International sporting events, meanwhile, have terrible human rights records even when they’re not held in the country of a murderous dictator presiding over what Human Rights Watch called “the worst human rights crisis in Russia since the Soviet era,” so it seems worth heeding the concerns of LGBT activists and other political dissidents who fear that the lax-by-Russian-standards attitude toward them from Putin and the police during this monthlong party won’t last either.

As for FIFA, it’s only going to get worse. The 2022 World Cup is in Qatar, where the most direct price of FIFA’s corrupt practices could be as many as 4,000 dead construction workers. Despite what you may have read in USA Today, the worst part of the Qatari World Cup won’t be the oppressive heat or the lack of beer, because Qatar is also ruled by a repressive regime, which utilizes a labor system that international human rights groups have equated to modern-day slavery. The Qataris have made some incremental changes, but only the next four years and beyond will tell us whether that progress is real or if Qatar is merely papering over its problems to please the world for a month or so. Either way, at least several hundred foreign workers who went to build World Cup stadiums are probably already dead.

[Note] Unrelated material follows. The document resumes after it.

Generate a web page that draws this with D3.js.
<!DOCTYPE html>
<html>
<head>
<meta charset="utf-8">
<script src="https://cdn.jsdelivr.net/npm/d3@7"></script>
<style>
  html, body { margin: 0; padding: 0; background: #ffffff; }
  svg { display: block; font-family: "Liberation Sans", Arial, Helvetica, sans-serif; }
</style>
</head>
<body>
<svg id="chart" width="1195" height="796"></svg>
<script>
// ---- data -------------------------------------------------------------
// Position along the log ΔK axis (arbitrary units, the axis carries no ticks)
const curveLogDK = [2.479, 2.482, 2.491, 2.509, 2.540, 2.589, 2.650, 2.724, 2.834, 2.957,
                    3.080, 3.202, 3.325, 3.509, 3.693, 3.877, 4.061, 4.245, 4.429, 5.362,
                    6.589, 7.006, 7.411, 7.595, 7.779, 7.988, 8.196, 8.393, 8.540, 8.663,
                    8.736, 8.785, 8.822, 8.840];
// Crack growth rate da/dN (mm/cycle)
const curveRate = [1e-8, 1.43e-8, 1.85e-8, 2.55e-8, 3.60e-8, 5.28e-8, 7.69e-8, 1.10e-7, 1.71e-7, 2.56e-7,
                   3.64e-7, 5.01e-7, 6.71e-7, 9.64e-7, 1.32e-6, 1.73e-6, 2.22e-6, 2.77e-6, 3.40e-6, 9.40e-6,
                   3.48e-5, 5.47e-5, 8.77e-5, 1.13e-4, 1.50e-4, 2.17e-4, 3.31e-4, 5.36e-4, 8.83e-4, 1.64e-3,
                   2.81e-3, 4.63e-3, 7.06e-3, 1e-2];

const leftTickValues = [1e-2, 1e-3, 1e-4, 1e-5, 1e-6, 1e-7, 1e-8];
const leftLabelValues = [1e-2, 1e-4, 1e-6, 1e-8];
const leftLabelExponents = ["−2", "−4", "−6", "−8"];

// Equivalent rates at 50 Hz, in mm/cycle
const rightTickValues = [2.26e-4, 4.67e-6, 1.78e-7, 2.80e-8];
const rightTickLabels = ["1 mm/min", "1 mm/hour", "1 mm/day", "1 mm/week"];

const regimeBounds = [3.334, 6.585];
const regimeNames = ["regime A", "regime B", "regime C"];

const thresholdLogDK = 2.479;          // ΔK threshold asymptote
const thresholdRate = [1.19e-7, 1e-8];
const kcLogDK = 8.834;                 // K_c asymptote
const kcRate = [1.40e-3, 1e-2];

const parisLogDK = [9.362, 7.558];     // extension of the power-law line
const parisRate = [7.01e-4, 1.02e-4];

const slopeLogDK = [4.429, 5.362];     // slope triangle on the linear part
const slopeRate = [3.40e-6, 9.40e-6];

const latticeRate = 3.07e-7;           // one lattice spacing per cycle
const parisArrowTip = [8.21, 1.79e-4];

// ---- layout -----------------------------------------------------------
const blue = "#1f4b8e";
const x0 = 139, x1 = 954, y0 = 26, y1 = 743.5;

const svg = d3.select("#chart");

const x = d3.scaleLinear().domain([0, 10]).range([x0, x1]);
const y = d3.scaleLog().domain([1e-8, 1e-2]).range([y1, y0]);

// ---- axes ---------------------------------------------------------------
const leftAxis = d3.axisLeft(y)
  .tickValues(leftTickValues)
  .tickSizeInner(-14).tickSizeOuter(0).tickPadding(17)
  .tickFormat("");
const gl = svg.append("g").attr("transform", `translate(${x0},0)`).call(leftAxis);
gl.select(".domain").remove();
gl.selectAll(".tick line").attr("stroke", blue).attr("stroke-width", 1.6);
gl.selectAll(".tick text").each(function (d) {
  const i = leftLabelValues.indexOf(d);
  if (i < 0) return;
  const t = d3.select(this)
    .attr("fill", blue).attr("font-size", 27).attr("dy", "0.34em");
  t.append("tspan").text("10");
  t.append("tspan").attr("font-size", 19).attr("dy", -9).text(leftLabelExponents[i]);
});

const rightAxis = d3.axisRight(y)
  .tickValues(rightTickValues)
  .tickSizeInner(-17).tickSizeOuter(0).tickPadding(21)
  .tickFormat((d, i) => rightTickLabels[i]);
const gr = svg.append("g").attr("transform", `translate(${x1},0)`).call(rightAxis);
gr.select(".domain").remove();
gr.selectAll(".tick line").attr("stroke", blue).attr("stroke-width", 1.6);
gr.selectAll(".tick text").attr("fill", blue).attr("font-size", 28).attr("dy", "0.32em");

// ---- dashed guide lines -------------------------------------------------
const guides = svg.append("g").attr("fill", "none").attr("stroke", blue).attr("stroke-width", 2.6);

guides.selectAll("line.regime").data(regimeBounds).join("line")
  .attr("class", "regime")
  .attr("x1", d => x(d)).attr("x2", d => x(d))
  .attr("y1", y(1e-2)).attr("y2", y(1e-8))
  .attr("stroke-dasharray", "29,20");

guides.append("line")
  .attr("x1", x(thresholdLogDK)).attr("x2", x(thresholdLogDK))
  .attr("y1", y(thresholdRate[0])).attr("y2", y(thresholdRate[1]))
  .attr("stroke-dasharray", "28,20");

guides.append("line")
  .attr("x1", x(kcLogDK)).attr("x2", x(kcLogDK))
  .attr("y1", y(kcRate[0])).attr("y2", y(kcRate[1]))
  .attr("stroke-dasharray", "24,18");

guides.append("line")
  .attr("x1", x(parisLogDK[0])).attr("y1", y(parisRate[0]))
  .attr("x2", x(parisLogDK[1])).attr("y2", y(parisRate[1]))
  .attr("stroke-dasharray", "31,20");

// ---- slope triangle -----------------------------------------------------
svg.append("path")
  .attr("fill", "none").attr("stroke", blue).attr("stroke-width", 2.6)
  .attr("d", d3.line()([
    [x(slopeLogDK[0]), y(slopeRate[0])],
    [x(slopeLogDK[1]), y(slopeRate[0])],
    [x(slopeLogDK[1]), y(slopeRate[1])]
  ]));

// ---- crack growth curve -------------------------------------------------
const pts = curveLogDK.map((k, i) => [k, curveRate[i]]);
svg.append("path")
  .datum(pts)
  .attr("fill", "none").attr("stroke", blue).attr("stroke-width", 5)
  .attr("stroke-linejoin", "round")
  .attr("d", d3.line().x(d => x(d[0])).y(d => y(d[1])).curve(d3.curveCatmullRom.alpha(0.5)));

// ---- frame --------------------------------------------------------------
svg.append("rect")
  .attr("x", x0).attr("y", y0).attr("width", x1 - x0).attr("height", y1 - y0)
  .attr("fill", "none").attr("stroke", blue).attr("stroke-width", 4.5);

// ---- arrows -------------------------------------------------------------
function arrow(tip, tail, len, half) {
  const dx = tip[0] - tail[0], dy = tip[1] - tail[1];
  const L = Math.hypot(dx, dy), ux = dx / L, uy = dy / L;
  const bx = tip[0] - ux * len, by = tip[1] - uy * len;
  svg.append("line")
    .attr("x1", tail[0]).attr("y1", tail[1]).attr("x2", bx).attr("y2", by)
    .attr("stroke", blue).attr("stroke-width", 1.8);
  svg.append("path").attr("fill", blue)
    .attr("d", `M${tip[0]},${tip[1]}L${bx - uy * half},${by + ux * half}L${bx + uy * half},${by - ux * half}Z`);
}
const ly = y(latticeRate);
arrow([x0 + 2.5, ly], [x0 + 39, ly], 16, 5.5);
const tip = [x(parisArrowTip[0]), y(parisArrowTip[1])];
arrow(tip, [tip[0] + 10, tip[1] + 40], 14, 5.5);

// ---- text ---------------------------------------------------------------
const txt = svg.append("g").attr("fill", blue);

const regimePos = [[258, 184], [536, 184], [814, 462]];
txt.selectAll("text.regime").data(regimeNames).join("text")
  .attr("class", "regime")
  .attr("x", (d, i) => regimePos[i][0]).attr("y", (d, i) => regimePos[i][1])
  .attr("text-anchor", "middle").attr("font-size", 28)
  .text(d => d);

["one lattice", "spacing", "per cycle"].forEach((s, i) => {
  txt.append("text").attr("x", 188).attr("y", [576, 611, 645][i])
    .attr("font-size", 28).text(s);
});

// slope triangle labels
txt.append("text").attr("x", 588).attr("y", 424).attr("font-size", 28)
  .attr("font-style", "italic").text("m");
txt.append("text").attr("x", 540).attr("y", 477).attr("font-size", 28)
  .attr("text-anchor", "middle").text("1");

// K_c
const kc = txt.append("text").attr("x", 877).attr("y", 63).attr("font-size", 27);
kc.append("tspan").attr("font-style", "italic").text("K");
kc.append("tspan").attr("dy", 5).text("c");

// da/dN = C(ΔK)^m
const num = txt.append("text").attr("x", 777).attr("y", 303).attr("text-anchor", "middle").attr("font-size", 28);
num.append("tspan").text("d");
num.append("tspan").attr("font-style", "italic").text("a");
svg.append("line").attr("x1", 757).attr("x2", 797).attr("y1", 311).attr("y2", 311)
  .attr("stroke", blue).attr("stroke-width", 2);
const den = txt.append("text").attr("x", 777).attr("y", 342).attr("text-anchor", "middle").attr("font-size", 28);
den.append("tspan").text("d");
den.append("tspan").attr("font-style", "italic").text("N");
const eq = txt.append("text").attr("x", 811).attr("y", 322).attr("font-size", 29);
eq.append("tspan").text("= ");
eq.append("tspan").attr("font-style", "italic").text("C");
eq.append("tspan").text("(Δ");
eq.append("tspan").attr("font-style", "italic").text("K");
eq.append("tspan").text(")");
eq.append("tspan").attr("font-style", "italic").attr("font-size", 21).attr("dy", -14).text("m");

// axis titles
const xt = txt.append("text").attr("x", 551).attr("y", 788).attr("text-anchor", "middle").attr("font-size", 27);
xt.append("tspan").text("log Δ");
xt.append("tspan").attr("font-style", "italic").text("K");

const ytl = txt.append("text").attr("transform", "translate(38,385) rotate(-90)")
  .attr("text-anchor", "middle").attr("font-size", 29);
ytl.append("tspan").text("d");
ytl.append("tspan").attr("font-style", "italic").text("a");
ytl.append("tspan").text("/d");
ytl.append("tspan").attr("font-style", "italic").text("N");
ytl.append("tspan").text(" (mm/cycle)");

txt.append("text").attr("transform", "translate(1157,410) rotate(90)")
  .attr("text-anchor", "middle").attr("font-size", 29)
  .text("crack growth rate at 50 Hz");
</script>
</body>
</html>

Qatar has not been shy about its efforts to use soccer to cover for its atrocities. The petrostate last year spent gobs of money to help one of the clubs it owns, Paris Saint-Germain, buy the star Brazilian forward Neymar from Barcelona, one of the clubs it used to sponsor. The weird scheme to pull together enough money to send the ever-marketable superstar to Paris involves making him an official ambassador for the Qatari World Cup.

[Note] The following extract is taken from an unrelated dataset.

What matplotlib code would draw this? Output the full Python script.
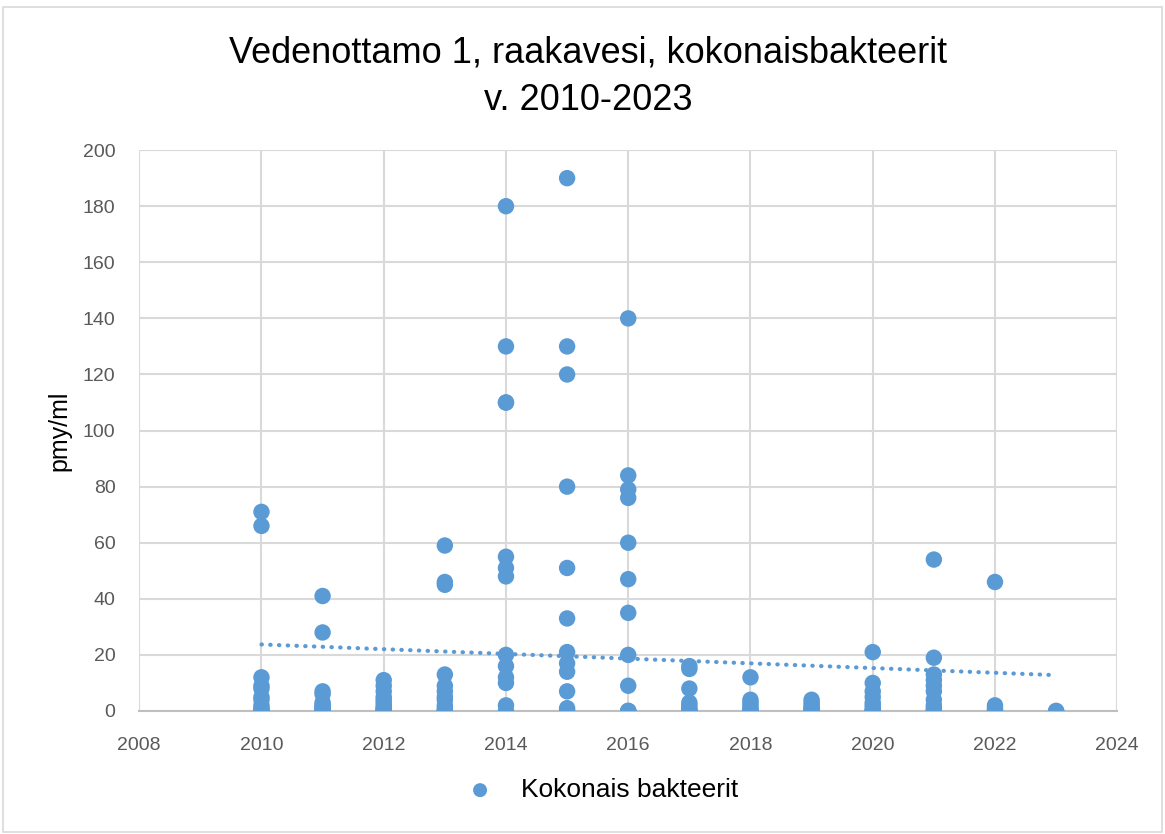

Neymar, a star forward for Brazil and Paris Saint-Germain, has signed on as an official ambassador of the 2022 World Cup in Qatar, which utilizes an oppressive labor system that human rights groups have likened to modern slavery.
Neymar, a star forward for Brazil and Paris Saint-Germain, has signed on as an official ambassador of the 2022 World Cup in Qatar, which utilizes an oppressive labor system that human rights groups have likened to modern slavery.
Benoit Tessier / Reuters

And don’t expect those corporate sponsors that ran away from FIFA amid the corruption charges to stay out of bed with this band of grifters now. Fox set viewership records for a tournament that didn’t even include the U.S. men’s national team, and on the day before the 2018 World Cup began, FIFA voted to hand the 2026 version of the tournament to a joint bid from the United States, Mexico and Canada. That’s a big stack of cash in one of soccer’s few underdeveloped, superwealthy markets. The united bid estimated that it would generate $11 billion in revenue for FIFA and an untold amount for its sponsors — more than enough to remind at least several of our corporate overlords that they’ve never had any morals anyway.

It’s horrific stuff all around, and yet it’s never felt more pointless to challenge it. Russia’s World Cup was always going to end this way, with Putin and Infantino celebrating that they made us all for marks again. Four years from now, in a stadium built by slaves, the episode will repeat itself.

It was nice to believe, for a few hours each day, that the World Cup offered a bit of respite from the perils of the world around it.

That Paul Pogba’s glorious passes and Romelu Lukaku’s brilliant runs were a safe space away from election interference and an impending sense of doom.

That cool goals ― look at that Ben Pavard volley! ― and fingertip saves and riveting, last-second results could provide us with even momentary bits of happiness.

That, even when it was a bit political, France’s and Belgium’s and Switzerland’s teams were made up of the children of immigrants and Mexico’s popularity north of its border could serve as a rebuke to the ugly xenophobia plaguing Europe and the United States.

That soccer could show us that good things are possible in hopelessly corrupted contexts.

But then there were Putin and Infantino, grinning like chimps, reminding us that even the good stuff in the world exists chiefly for the pleasure of crooks.